La Commissione propone di sottoporre ad analisi d'impatto tutte le iniziative suscettibili di avere un'importante incidenza economica, sociale e ambientale. Prima, durante e dopo il percorso legislativo. Nel corso degli anni circa 800 milioni di Euro sono stati spesi in valutazioni, studi ed analisi senza che alcuno di questi strumenti  possa essere definito come totalmente "neutro" o  totalmente "tecnico". Trattandosi, al contrario, nella gran parte dei casi di grandi, di centri privati di ricerca o di consulenti esterni, non si può ignorare, per adoperare un eufemismo,  il rischio di una strumentalizzazione politica o economica.

Negli ultimi 10 anni la  Commissione utilizza sempre di più le consultazioni via internet (uno vale uno) con un'idea della rappresentanza democratica che lascia molti dubbi e che certamente ci interroga sul futuro della partecipazione e dell'informazione dei cittadini europei . Le consultazioni via internet non sono mai state uno strumento democratico di per sé e nemmeno realmente rappresentativo della società civile dei 28 paesi dell'UE e delle organizzazioni sociali maggiormente radicate sul territorio nazionale, regionale o locale.

Analisi d'impatto, piattaforme internet, gruppi di esperti "indipendenti" non possono sostituirsi in alcun caso alla funzione legislativa del Parlamento europeo democraticamente eletto e a quella degli organi consultivi dell'UE, il Comitato economico e sociale ed il Comitato delle Regioni.

In una prima bozza del documento Timmermans era perfino apparsa la proposta di sottoporre gli accordi tra le parti sociali europee ad una valutazione via internet, aperta a tutti, per valutare quanto e se tali accordi possano rappresentare un ostacolo al mercato interno ed alle imprese, in chiara violazione del trattato.

Da sempre i rappresentanti dei sindacati europei si sono battuti per un'Europa più forte e più solidale, chiedendo di limitare il più possibile il peso burocratico di norme pesanti nella loro applicazione. Ma è proprio in questi anni difficili da un punto di vista economico e sociale, che i cittadini e i lavoratori europei hanno bisogno di regole comuni, che garantiscano  diritti, protezione delle persone ed il loro benessere, senza che questi vengano sacrificati  agli interessi delle imprese.

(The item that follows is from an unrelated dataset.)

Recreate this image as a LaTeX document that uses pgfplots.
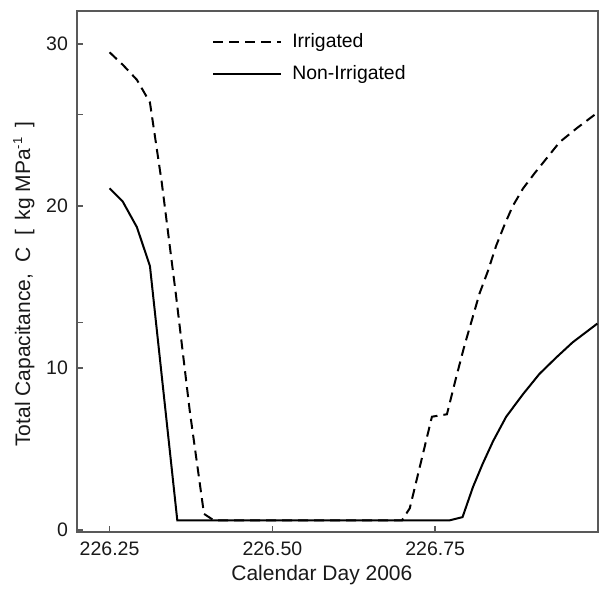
\documentclass[border=0pt]{standalone}
\usepackage{fontspec}
\setmainfont{Liberation Sans}
\usepackage{pgfplots}
\pgfplotsset{compat=1.18}
\begin{document}
\begin{tikzpicture}
\begin{axis}[
  scale only axis,
  width=260.5pt, height=260.5pt,
  xmin=226.2, xmax=227.0,
  ymin=-0.12, ymax=32.05,
  axis line style={draw=black!65, line width=0.8pt},
  tick style={draw=black!65, line width=0.7pt},
  tick align=inside,
  tick pos=left,
  major tick length=3pt,
  xtick={226.25,226.5,226.75},
  xticklabels={226.25,226.50,226.75},
  ytick={0,10,20,30},
  extra y ticks={12.8,25.65},
  extra y tick labels={},
  /pgf/number format/assume math mode=true,
  ticklabel style={font=\fontsize{9.75}{11}\selectfont, text=black!90},
  xticklabel style={yshift=-1.5pt},
  yticklabel style={xshift=-1pt},
  xlabel={Calendar Day 2006},
  ylabel={Total Capacitance,\ \ C\ \ [\, kg MPa$^{\mbox{\fontsize{6.5}{7}\selectfont -1}}$\, ]},
  label style={font=\fontsize{10.5}{12}\selectfont, text=black!90},
  xlabel style={at={(rel axis cs:0.47,-0.083)}, anchor=center},
  ylabel style={at={(rel axis cs:-0.102,0.476)}, anchor=center},
  legend style={at={(rel axis cs:0.259,0.965)}, anchor=north west, draw=none, fill=none,
    font=\fontsize{9.7}{11}\selectfont, row sep=3.5pt, inner sep=0pt,
    nodes={inner xsep=5pt}},
  legend cell align=left,
  legend image code/.code={\draw[#1] (0pt,0pt) -- (34pt,0pt);},
]
\addplot[black, line width=1pt, dash pattern=on 5pt off 3pt] coordinates {
(226.25,29.5) (226.271,28.7) (226.292,27.8) (226.312,26.4)
(226.33,21.5) (226.352,14.5) (226.373,7.4) (226.395,1.0) (226.41,0.6)
(226.699,0.6) (226.711,1.35) (226.745,7.0) (226.768,7.15)
(226.782,9.4) (226.795,11.4) (226.808,13.2) (226.818,14.6)
(226.831,16.0) (226.844,17.6) (226.857,18.9) (226.869,20.0)
(226.885,21.1) (226.903,22.05) (226.921,22.95) (226.941,23.95)
(226.967,24.8) (226.995,25.65)
};
\addlegendentry{Irrigated}
\addplot[black, line width=1pt] coordinates {
(226.25,21.1) (226.27,20.3) (226.292,18.7) (226.312,16.3)
(226.354,0.6) (226.772,0.6) (226.792,0.8) (226.808,2.66)
(226.823,4.1) (226.839,5.5) (226.859,7.0) (226.885,8.4)
(226.910,9.64) (226.936,10.66) (226.961,11.59) (226.999,12.75)
};
\addlegendentry{Non-Irrigated}
\coordinate (bl) at (rel axis cs:-0.1478,-0.1228);
\coordinate (tr) at (rel axis cs:1.0038,1.0211);
\end{axis}
\pgfresetboundingbox
\useasboundingbox (bl) rectangle (tr);
\end{tikzpicture}
\end{document}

Al contrario il rischio è che la giurisprudenza europea indebolita e "semplificata" lasci al libero mercato una forma di auto-regolamentazione che aggraverà il disagio della maggioranza dei cittadini, accentuerà la discriminazione e indebolirà fortemente i diritti acquisiti . Si pensi solo alla salute ed alla sicurezza dei lavoratori delle PMI : se le direttive che ne regolamentano la giurisprudenza dovessero essere cancellate, il 90% dei lavoratori europei si troverebbe fuori da ogni possibile salvaguardia legale.